We need to feel more confident about making better use of the tools that are available to seafarers to be able to carry out their job. As job roles are changing, the way we do our jobs are changing. We need to help seafarers to understand those changes and be in the best position to adapt and develop their skills for that.
LK: What challenges does the Merchant Navy face when recruiting seafarers?
GJ: I think a big challenge is being able to provide an appropriate picture of what a seafaring career is all about and what it can provide and not give false expectations. For example, many newly qualified officers will need to actively source their first job. This is the same for most people in most industries, but unfortunately within seafaring there appears to be an expectation that when you complete your certification there’ll be a job waiting for you to walk into.

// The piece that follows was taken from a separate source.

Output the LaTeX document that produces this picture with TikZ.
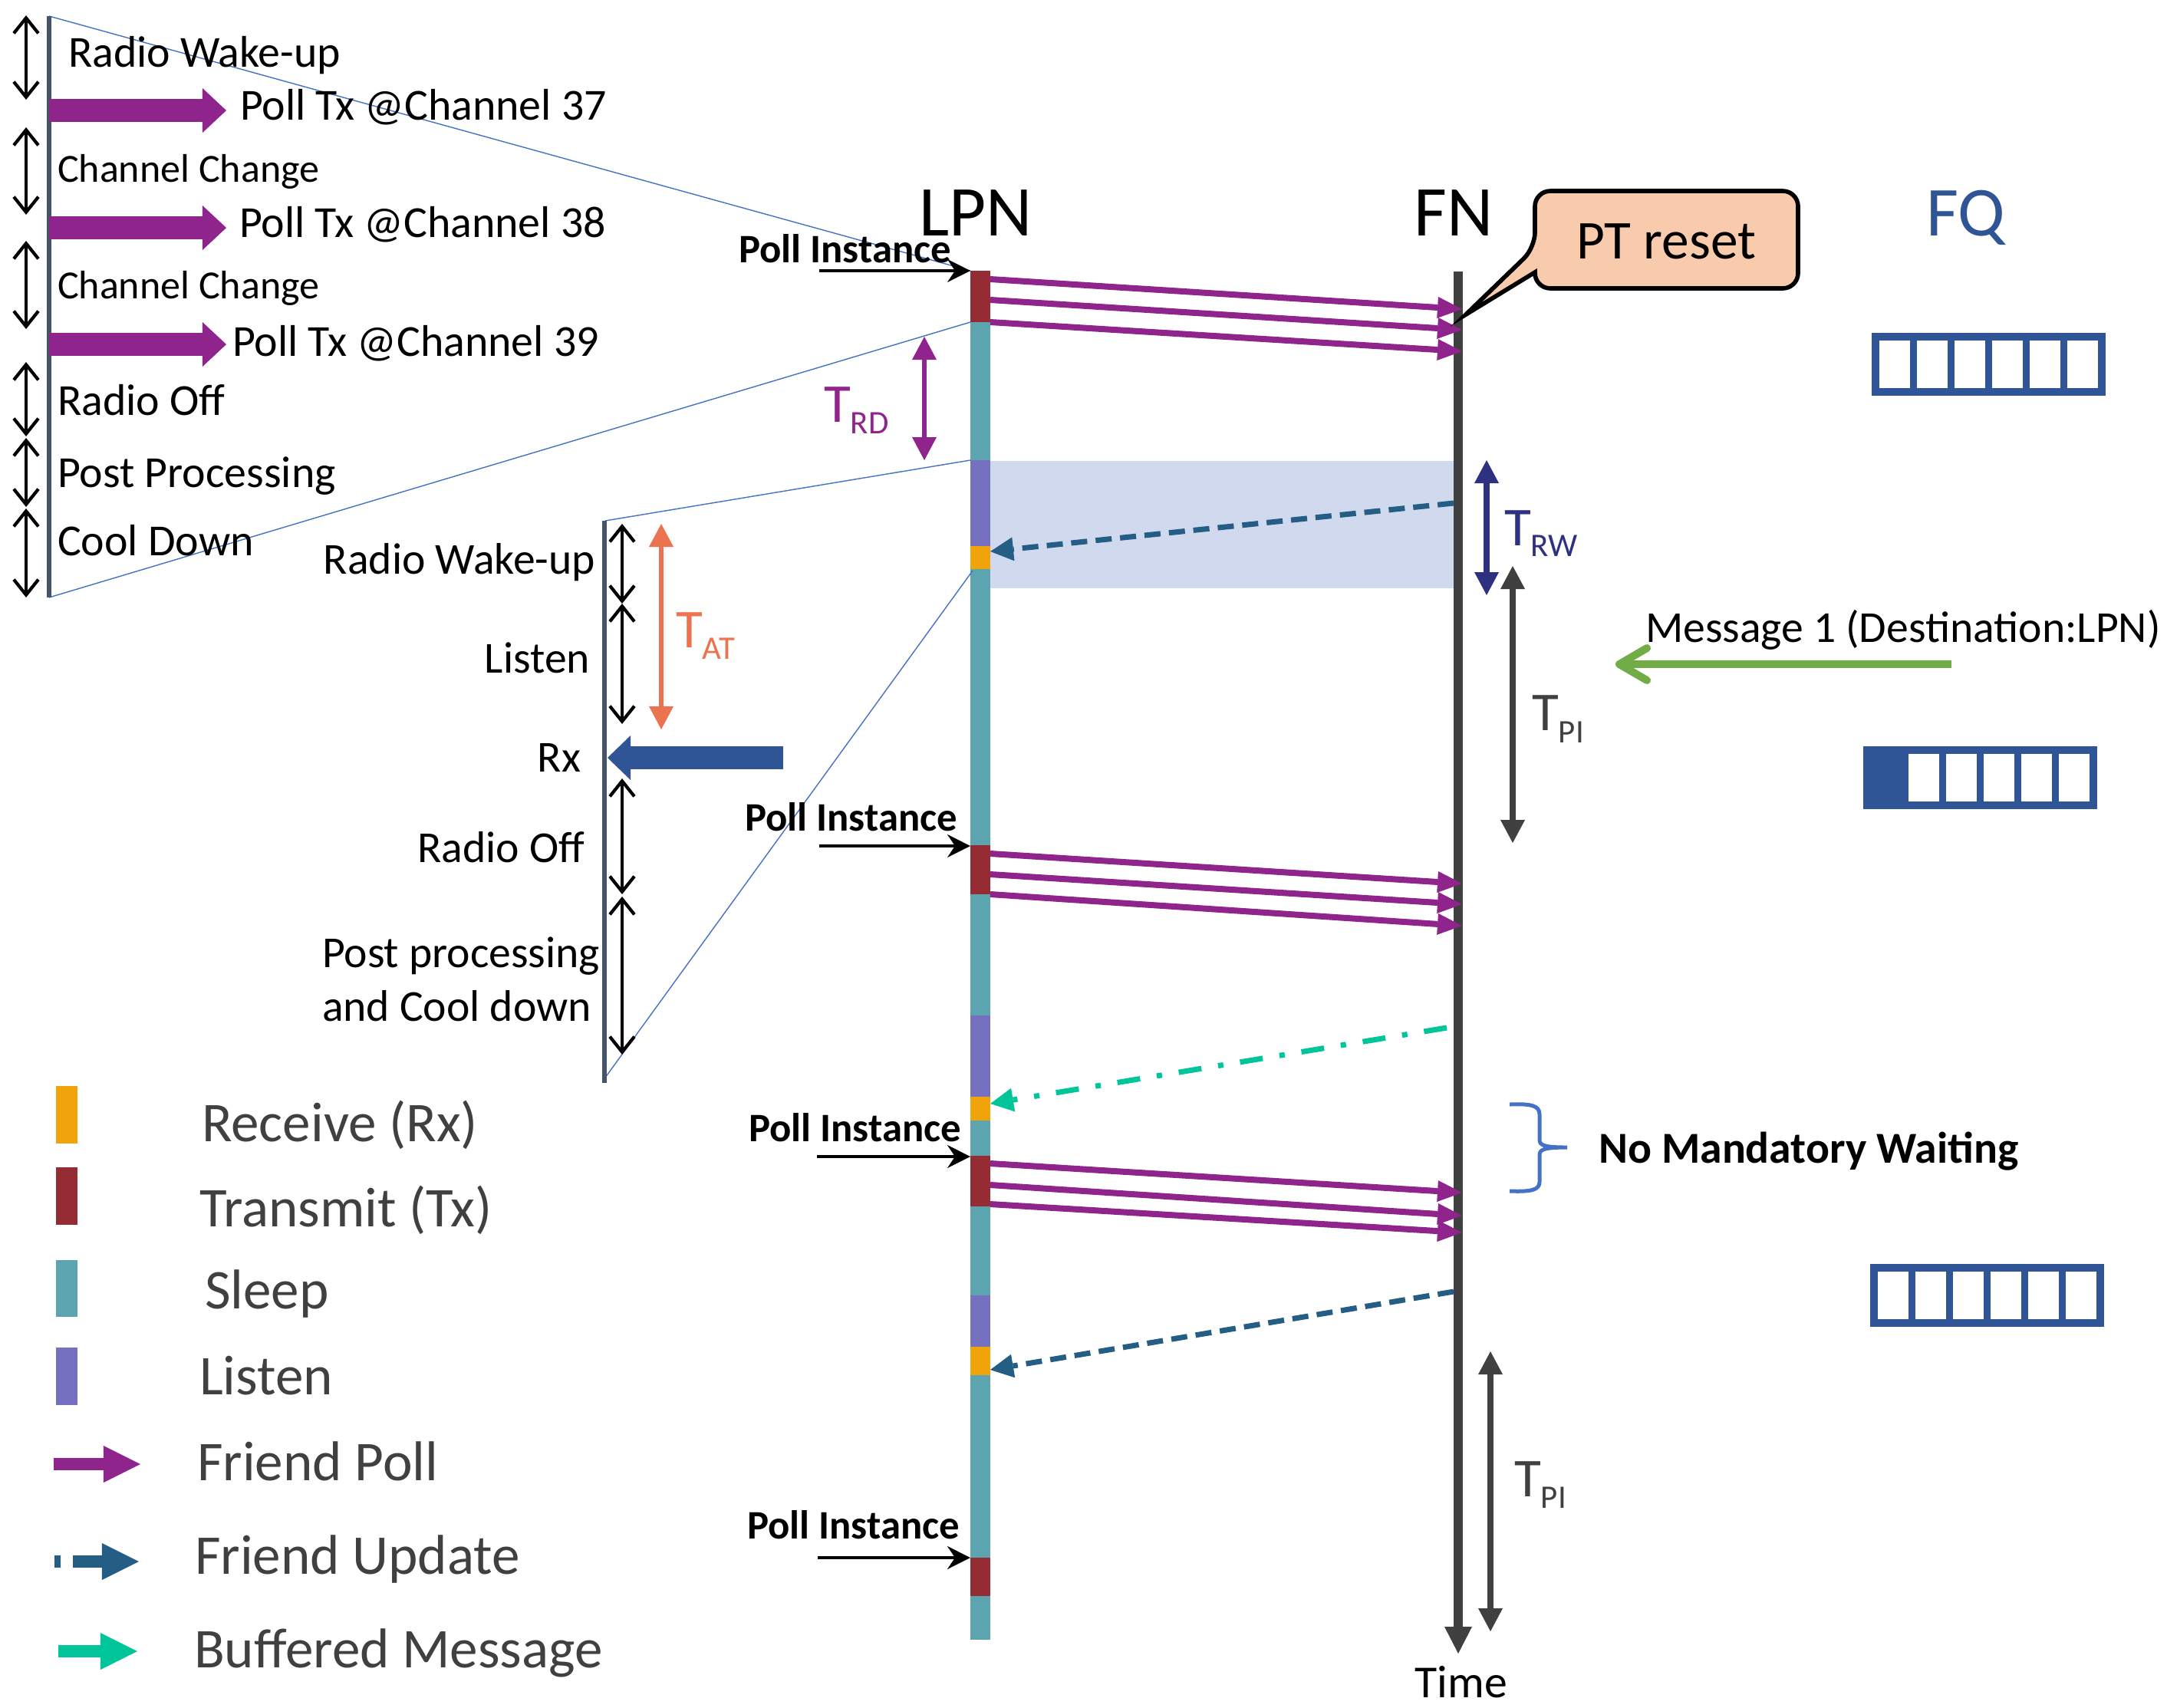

That’s not reality. So it’s about having realistic expectations of how to secure, and the time it might take to secure, a first job. The MNTB provides support to newly qualified officers seeking their first join with a range of job search tools and advice.
In terms of recruiting seafarers into existing jobs there is a challenge for the industry as some companies want to employ senior officers but not junior ones. How can senior ranks be achieved other than working through junior one? I think that’s a bit of a challenge that the industry is facing with regard to UK seafarers particularly.
LK: Which methods have proved the most successful in recent years in employing seafarers?
GJ: You need to have a robust and flexible adaptable social media strategy which is constantly updated. We need to be as current as possible with careers messages and the way we put those messages out. So, for instance, ten years ago, we flooded careers publications and school careers libraries with information about our new foundation degree-based programme. Now we use social media and specific on-line promotion activity; it’s about keeping up to date.
There’s also a need to look at national careers activities and find appropriate hooks to incorporate seafaring careers into. And we also target specific groups, such as young people involved in boating activities - do they know that there are careers on the water that they could pursue, including, obviously, seafaring? Another example would be young people in youth groups such as sea cadets and sea scouts where there is already an affinity with the sea.
It’s also about being better keyed into 14-18 education and what’s happening with that throughout the UK. That way the industry as a whole, and individual companies at local level, can do more to link themselves into relevant things.